In an industry that relies heavily on data, it only makes sense to put the data concerning ESG to the test. One area on the energy transition that gets a heavy dose of dialog these days is the idea of electric frac fleets, or e-fracs. But do they really make a difference in cutting emissions?
U.S. Well Services, a noted provider of electric fleets and Tier II & Tier IV diesel fleets, decided to put it to the test. The company brought in a third party to take measurements and collect data from its existing fleets in the field and the results show that measuring the company’s CleanFleet versus diesel fleets emissions were indeed lowered “in every case,” according to U.S. Well Services CTO Lon Robinson.
So electric fleets do cut emissions, the company concluded. “That’s the story,” Robinson said bluntly.
“We’re the only company out there that’s done this with real data from the field,” said Matt Moncla, chief commercial officer for the company. “It is real data we know is right.”
“We decided we would do a deep dive study on our natural gas turbines and compare them to what we would get for operating with our diesel fleets,” Robinson said. “We took some of our real operational data from a pad in the Permian.
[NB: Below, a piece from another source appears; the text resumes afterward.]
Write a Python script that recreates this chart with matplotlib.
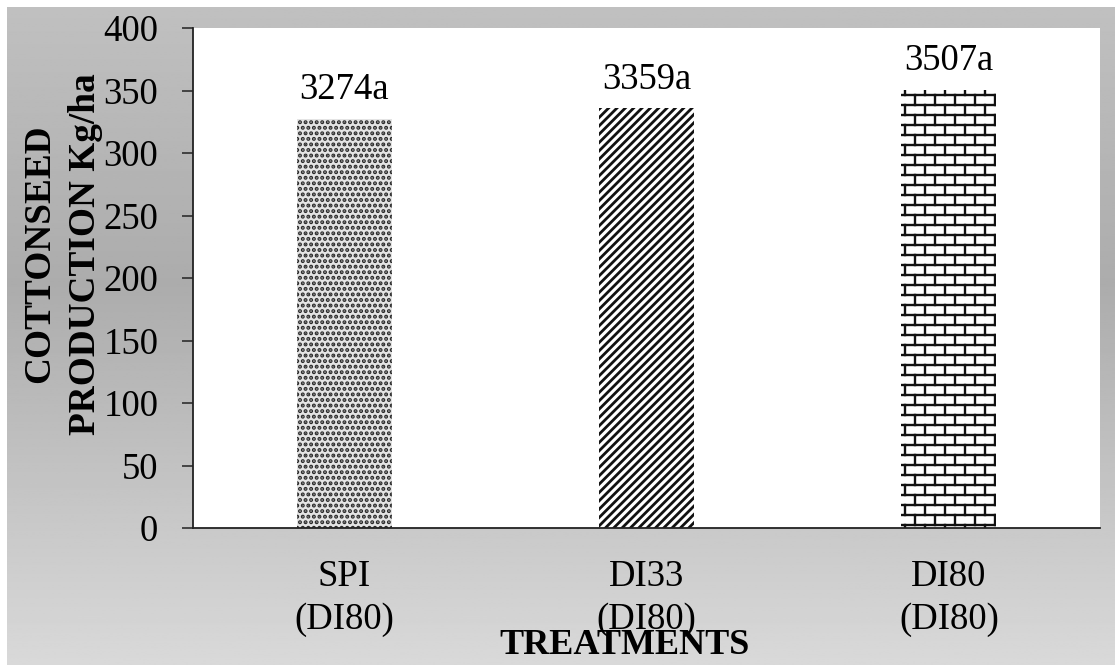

We took that data and we looked at the load profile of our turbine, and from that load profile we calculated the emissions using four of the most highly accepted calculation methods.
“We not only did it for each stage [there were 13], but we also did it between stages during the idling period of the turbine,” he continued. “Then we took that same identical load profile and applied it to [different fleets].”
They compared Tier 2 diesel, Tier 4 diesel and a tier 4 dual-fuel.
“We had a really good apples-to-apples comparison,” Robinson said. “In every simulation, our CO2e emissions were less for the turbines.”
Given the evidence, the question turns to whether or not there has been or will be adoption of e-fleets in places such as the Permian Basin. U.S. Well Services already works with several operators around the country including Range Resources, Royal Dutch Shell, Apache Corp. and EQT, all of which provided testimonials in the white paper.
Robinson added that during the COVID-19 downturn of 2020, all of the company’s electric fleets stayed active.
“We are now getting to put more to work, but there has been continued interest in electric fleets,” he added. “Where we can’t supply electric fleets, we’re putting diesel back to work, but a lot of our customers are anxious to turn to electric fleets.”
So in a world looking for things that will get investors’ attention in an ESG report, e-fleets are ready for their star turn.
EQT made the comment in the white paper that since going electric, it’s taken out 17 MMgal of diesel from its operations, Moncla said. “It’s real,” he added.
With natural gas seemingly on the uptick, Moncla said he believes their e-fleets are built for operations in places like the Haynesville.
Moncla said their equipment is built for that kind of work.
“Obviously, with the higher rates, higher pressures, that’s more fuel burn,” he said. “So it will be way more than half-a-million a month of diesel when you’re talking Haynesville. It will be between $1 million and $1.5 million.
“We know once we show these operators what the fleet’s capable of and the money they can save, that’s going to be a great play for us,” he said.